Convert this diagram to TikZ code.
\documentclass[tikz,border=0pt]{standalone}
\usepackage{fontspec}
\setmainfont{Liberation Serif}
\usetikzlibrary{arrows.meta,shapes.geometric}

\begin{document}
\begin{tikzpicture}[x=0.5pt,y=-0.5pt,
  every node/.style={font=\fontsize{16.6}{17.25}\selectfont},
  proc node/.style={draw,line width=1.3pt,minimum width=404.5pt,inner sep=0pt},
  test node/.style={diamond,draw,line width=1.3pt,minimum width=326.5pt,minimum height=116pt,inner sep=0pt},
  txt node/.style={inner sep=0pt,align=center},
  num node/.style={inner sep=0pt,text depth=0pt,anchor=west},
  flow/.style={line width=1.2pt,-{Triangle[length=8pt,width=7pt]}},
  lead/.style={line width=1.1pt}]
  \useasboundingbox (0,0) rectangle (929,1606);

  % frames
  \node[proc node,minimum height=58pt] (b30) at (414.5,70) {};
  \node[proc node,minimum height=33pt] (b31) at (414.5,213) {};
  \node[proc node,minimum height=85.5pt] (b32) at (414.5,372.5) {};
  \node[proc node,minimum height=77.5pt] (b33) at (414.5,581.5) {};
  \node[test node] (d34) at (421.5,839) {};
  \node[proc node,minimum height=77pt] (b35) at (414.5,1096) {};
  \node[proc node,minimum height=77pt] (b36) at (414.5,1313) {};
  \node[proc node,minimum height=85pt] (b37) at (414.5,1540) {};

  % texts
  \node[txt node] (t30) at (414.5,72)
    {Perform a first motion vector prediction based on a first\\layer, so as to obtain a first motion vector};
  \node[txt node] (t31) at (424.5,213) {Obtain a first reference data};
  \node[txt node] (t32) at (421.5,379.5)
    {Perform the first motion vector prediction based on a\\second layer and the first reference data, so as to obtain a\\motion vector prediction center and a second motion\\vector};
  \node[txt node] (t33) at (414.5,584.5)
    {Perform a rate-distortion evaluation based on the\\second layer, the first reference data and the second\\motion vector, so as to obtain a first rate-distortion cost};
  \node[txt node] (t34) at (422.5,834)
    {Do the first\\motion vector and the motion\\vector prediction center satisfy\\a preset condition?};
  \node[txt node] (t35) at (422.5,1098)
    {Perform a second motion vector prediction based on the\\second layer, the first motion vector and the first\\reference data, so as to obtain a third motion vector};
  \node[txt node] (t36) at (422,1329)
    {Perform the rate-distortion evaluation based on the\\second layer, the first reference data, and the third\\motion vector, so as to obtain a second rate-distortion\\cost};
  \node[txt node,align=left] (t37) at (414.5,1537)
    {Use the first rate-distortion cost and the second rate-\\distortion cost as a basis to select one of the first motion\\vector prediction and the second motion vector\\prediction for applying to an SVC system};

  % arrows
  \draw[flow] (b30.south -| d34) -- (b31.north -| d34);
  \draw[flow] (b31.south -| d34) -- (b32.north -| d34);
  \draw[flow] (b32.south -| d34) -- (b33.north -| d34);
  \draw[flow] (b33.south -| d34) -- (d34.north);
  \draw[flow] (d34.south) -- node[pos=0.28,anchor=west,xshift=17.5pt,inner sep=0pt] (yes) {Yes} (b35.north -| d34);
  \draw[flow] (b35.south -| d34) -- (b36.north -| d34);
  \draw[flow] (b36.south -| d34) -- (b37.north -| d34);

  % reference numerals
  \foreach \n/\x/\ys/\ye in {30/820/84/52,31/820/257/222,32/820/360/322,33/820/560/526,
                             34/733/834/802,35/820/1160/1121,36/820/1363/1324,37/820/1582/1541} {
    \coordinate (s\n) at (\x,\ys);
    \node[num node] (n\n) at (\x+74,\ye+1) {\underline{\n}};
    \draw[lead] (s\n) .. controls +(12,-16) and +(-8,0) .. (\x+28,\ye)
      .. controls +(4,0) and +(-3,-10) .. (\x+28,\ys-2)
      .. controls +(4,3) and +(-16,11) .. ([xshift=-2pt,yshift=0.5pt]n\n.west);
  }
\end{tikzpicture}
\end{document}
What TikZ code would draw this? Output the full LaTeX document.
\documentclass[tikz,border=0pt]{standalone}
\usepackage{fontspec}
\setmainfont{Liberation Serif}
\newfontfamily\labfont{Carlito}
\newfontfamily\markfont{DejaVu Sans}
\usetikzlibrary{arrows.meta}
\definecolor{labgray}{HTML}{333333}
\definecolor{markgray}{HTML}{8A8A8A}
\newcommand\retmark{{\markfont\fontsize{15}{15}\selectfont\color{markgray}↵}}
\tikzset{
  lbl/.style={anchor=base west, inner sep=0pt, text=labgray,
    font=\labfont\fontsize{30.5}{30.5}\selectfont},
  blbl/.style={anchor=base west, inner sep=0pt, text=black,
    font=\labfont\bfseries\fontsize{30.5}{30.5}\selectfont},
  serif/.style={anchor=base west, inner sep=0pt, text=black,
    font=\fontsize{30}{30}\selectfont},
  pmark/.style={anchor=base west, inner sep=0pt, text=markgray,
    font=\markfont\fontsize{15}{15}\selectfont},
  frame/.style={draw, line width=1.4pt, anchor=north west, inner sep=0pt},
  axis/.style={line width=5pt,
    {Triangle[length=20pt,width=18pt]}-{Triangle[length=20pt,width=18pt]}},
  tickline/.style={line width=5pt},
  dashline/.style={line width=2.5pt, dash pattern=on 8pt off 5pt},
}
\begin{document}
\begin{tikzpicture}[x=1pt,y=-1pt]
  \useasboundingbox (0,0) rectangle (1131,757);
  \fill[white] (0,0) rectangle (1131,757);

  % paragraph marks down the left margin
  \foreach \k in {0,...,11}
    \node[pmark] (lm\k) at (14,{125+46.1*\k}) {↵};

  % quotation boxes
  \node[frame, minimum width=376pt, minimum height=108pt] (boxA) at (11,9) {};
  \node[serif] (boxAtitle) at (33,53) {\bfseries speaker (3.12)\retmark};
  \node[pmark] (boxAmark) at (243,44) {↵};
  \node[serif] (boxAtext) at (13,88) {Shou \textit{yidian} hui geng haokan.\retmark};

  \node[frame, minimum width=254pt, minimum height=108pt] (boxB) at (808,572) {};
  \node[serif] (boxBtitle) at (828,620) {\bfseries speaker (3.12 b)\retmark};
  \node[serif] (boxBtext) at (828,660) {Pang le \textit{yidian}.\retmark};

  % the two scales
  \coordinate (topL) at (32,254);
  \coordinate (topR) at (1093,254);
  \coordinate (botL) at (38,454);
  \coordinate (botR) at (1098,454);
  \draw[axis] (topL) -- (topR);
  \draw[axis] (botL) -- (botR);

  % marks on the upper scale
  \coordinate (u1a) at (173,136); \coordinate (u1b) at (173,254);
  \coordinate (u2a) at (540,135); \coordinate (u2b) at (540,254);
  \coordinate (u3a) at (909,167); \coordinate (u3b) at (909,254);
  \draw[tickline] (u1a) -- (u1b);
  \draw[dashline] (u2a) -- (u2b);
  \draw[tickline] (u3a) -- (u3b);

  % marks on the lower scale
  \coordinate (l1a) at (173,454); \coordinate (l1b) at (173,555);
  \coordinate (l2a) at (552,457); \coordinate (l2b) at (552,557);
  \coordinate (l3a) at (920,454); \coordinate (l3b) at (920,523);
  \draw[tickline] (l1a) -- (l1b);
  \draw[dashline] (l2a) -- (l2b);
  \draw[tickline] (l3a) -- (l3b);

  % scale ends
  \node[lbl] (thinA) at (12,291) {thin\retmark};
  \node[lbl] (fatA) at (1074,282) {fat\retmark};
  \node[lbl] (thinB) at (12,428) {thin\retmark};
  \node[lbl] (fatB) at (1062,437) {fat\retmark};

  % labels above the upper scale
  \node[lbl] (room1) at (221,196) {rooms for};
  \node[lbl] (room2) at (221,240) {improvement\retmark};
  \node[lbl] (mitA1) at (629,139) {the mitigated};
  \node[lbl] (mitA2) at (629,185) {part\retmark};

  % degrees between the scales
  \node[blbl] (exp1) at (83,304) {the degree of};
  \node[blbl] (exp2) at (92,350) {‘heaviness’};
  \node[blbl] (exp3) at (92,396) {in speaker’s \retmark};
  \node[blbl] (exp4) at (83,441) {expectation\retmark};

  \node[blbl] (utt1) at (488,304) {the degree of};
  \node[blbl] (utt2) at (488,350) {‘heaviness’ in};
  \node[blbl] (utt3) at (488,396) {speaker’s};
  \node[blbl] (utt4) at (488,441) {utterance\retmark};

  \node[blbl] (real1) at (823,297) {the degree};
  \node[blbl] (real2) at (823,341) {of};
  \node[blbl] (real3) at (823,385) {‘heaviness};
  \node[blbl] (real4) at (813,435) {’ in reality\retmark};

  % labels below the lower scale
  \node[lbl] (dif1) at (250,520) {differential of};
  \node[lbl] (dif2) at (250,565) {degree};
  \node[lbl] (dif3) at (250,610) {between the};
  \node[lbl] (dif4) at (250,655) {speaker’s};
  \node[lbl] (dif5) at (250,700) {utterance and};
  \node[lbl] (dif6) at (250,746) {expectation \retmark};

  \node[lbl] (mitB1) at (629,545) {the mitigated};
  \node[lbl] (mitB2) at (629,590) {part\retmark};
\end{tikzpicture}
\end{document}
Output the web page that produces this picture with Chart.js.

### WHAT YOU WILL DO
Pick out each line that holds the string "code".

### SOLUTION
Convert this diagram to TikZ code.
What TikZ code would draw this? Output the full LaTeX document.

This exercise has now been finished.